Deputy Foreign Minister Vladimir Titov said the situation of ethnic Russians in Estonia, which has been one of the most controversial matters between the two countries since the collapse of the Soviet Union, was one of the most important aspects of bilateral relations.
"Unfortunately, commitments on securing human rights within the European Union under the Joint Statement on EU Enlargement and EU-Russia Relations, signed [in Brussels] April 27, 2004, remain unfulfilled," he said.
Russia had expected the EU's help in settling the ethnic-minorities problem according to European standards, especially considering that the Baltic states are EU members.
Many people from the large ethnic Russian population in Latvia and Estonia have been assigned "non-citizen" status, which denies them a national passport and other citizenship rights. However, the concept of "non-citizen" status does not exist under EU law, or under the Schengen Treaty, an agreement among European countries on common immigration policies and a border system.
"Actually the main thing is that Riga and Tallinn should accept the recommendations of the European Council, the OSCE, and the UN to eliminate non-citizen status and grant ethnic minorities basic political and socio-economic rights," Titov said.
The diplomat said Moscow was hopeful about opening new talks with Estonia on land and sea border treaties but expected Tallinn to give up its political demands.
The Russian and Estonian foreign ministers signed the treaties on common borders on May 18, 2005, and the Estonian parliament ratified the documents on June 20, but with additional demands linked to the 1920 peace treaty between Soviet Russia and Estonia.
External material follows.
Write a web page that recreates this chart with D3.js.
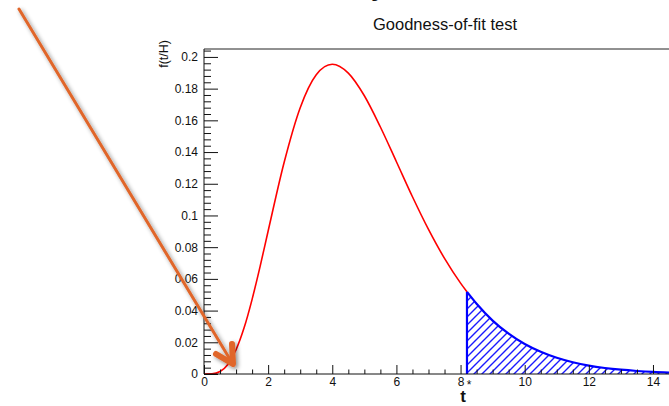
<!DOCTYPE html>
<html><head><meta charset="utf-8">
<script src="https://cdn.jsdelivr.net/npm/d3@7"></script>
<style>
html,body{margin:0;padding:0;background:#fff;}
svg{display:block;font-family:"Liberation Sans",Arial,Helvetica,sans-serif;}
</style></head>
<body>
<svg id="chart" width="669" height="406"></svg>
<script>
// ---- data ----
const tValues = [0,0.25,0.5,0.75,1,1.25,1.5,1.75,2,2.5,3,3.5,4,4.5,5,5.5,6,6.5,7,7.5,8,8.2,8.5,9,9.5,10,10.5,11,11.5,12,12.5,13,13.5,14,14.5,15];
const fValues = [0,0.0001,0.0016,0.0062,0.0153,0.0291,0.0471,0.0679,0.0902,0.1336,0.1680,0.1888,0.1954,0.1898,0.1755,0.1558,0.1339,0.1118,0.0912,0.0729,0.0573,0.0518,0.0443,0.0337,0.0254,0.0189,0.0140,0.0102,0.0074,0.0053,0.0038,0.0027,0.0019,0.0013,0.0009,0.0006];
const tStar = 8.2;
const xTickLabels = ["0","2","4","6","8","10","12","14"];
const xMajorTicks = [0,2,4,6,8,10,12,14];
const xMinorTicks = [0.5,1,1.5,2.5,3,3.5,4.5,5,5.5,6.5,7,7.5,8.5,9,9.5,10.5,11,11.5,12.5,13,13.5,14.5,15];
const yMajorTicks = [0,0.02,0.04,0.06,0.08,0.1,0.12,0.14,0.16,0.18,0.2];
const yTickLabels = ["0","0.02","0.04","0.06","0.08","0.1","0.12","0.14","0.16","0.18","0.2"];
const yMinorTicks = d3.range(0,52).map(i=>+(i*0.004).toFixed(3)).filter(v=>!yMajorTicks.some(m=>Math.abs(m-v)<1e-9));
const titleText = "Goodness-of-fit test";
const yTitle = "f(t/H)";
const xTitle = "t";

// ---- layout ----
const svg = d3.select("#chart");
const x0 = 204, yBase = 374, yTop = 49;
const x = d3.scaleLinear().domain([0, 15]).range([x0, x0 + 15*32.07]);
const y = d3.scaleLinear().domain([0, 0.205]).range([yBase, yTop]);

const defs = svg.append("defs");
const pat = defs.append("pattern").attr("id","hatch").attr("patternUnits","userSpaceOnUse")
  .attr("width",8).attr("height",8);
pat.append("path").attr("d","M-2,2 L2,-2 M0,8 L8,0 M6,10 L10,6")
  .style("stroke","#1a1aff").style("stroke-width","1.4px").style("fill","none");
const flt = defs.append("filter").attr("id","shadow").attr("x","-20%").attr("y","-20%").attr("width","140%").attr("height","140%");
flt.append("feDropShadow").attr("dx",2).attr("dy",2).attr("stdDeviation",2).attr("flood-color","#000").attr("flood-opacity",0.45);

// partial glyph at top (cut-off heading, as in the reference)
svg.append("text").attr("x",371).attr("y",-4).attr("font-size",26).attr("font-weight","bold").attr("fill","#111").text("y");

// title
svg.append("text").attr("x",445).attr("y",30).attr("text-anchor","middle").attr("font-size",16.5).attr("fill","#111").text(titleText);

const pts = tValues.map((t,i)=>({t, f:fValues[i]}));
const left = pts.filter(d=>d.t<=tStar);
const right = pts.filter(d=>d.t>=tStar);

// hatched tail area
const area = d3.area().x(d=>x(d.t)).y0(y(0)).y1(d=>y(d.f)).curve(d3.curveMonotoneX);
svg.append("path").datum(right).attr("d",area).style("fill","url(#hatch)").style("stroke","none");

// red curve
const line = d3.line().x(d=>x(d.t)).y(d=>y(d.f)).curve(d3.curveMonotoneX);
svg.append("path").datum(left).attr("d",line).attr("fill","none").attr("stroke","#ff0000").attr("stroke-width",1.6);
// blue outline of tail
svg.append("path").datum(right).attr("d",line).attr("fill","none").attr("stroke","#0000ff").attr("stroke-width",2.2);
svg.append("line").attr("x1",x(tStar)).attr("x2",x(tStar)).attr("y1",y(0)).attr("y2",y(right[0].f))
  .attr("stroke","#0000ff").attr("stroke-width",2.2);

// frame top
svg.append("line").attr("x1",x0).attr("x2",669).attr("y1",yTop).attr("y2",yTop).attr("stroke","#222").attr("stroke-width",1);

// axes
const yAxisMajor = d3.axisLeft(y).tickValues(yMajorTicks).tickSizeInner(-14).tickSizeOuter(0).tickPadding(6)
  .tickFormat((d,i)=>yTickLabels[i]);
const gy = svg.append("g").attr("transform",`translate(${x0},0)`).call(yAxisMajor);
gy.select(".domain").attr("d",`M0,${yBase}V${yTop}`).attr("stroke","#111");
gy.selectAll("text").attr("font-size",12).attr("fill","#111").attr("font-family",null);
gy.selectAll(".tick line").attr("stroke","#111");
const gy2 = svg.append("g").attr("transform",`translate(${x0},0)`)
  .call(d3.axisLeft(y).tickValues(yMinorTicks).tickSizeInner(-7).tickSizeOuter(0).tickFormat(""));
gy2.select(".domain").remove();
gy2.selectAll(".tick line").attr("stroke","#111");

const xAxisMajor = d3.axisBottom(x).tickValues(xMajorTicks).tickSizeInner(-9).tickSizeOuter(0).tickPadding(3)
  .tickFormat((d,i)=>xTickLabels[i]);
const gx = svg.append("g").attr("transform",`translate(0,${yBase})`).call(xAxisMajor);
gx.select(".domain").attr("d",`M${x0},0H669`).attr("stroke","#111");
gx.selectAll("text").attr("font-size",12).attr("fill","#111").attr("font-family",null);
gx.selectAll(".tick line").attr("stroke","#111");
const gx2 = svg.append("g").attr("transform",`translate(0,${yBase})`)
  .call(d3.axisBottom(x).tickValues(xMinorTicks).tickSizeInner(-4.5).tickSizeOuter(0).tickFormat(""));
gx2.select(".domain").remove();
gx2.selectAll(".tick line").attr("stroke","#111");

// star near t*
svg.append("text").attr("x",x(tStar)+2).attr("y",389).attr("text-anchor","middle").attr("font-size",12).attr("fill","#111").text("*");
// axis titles
svg.append("text").attr("x",463).attr("y",402).attr("text-anchor","middle").attr("font-size",17).attr("font-weight","bold").attr("fill","#111").text(xTitle);
svg.append("text").attr("transform","translate(168,40) rotate(-90)").attr("text-anchor","end").attr("font-size",12.5).attr("fill","#111").text(yTitle);

// orange arrow annotation
const arrowColor = "#e0662a";
const ga = svg.append("g").attr("filter","url(#shadow)");
ga.append("line").attr("x1",19).attr("y1",9).attr("x2",231).attr("y2",361).attr("stroke",arrowColor).attr("stroke-width",3).attr("stroke-linecap","round");
ga.append("path").attr("d","M216,354 L233,364 L232,344").attr("fill","none").attr("stroke",arrowColor)
  .attr("stroke-width",6).attr("stroke-linecap","round").attr("stroke-linejoin","round");
</script>
</body></html>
On September 6, Russia notified Estonia that it was revoking its signature from the treaties because the 1920 document was no longer valid.
"Russia was forced to withdraw its signature from [initial] documents," Titov said, adding that the ratification law contained unacceptable statements and irrelevant references considered controversial even by Estonian political figures.
Relations between Russia and Estonia have been tense since the Soviet Union collapsed, with Estonia accusing Russia of 50-year occupation and Russia criticizing the Baltic republic for discrimination against ethnic Russian residents.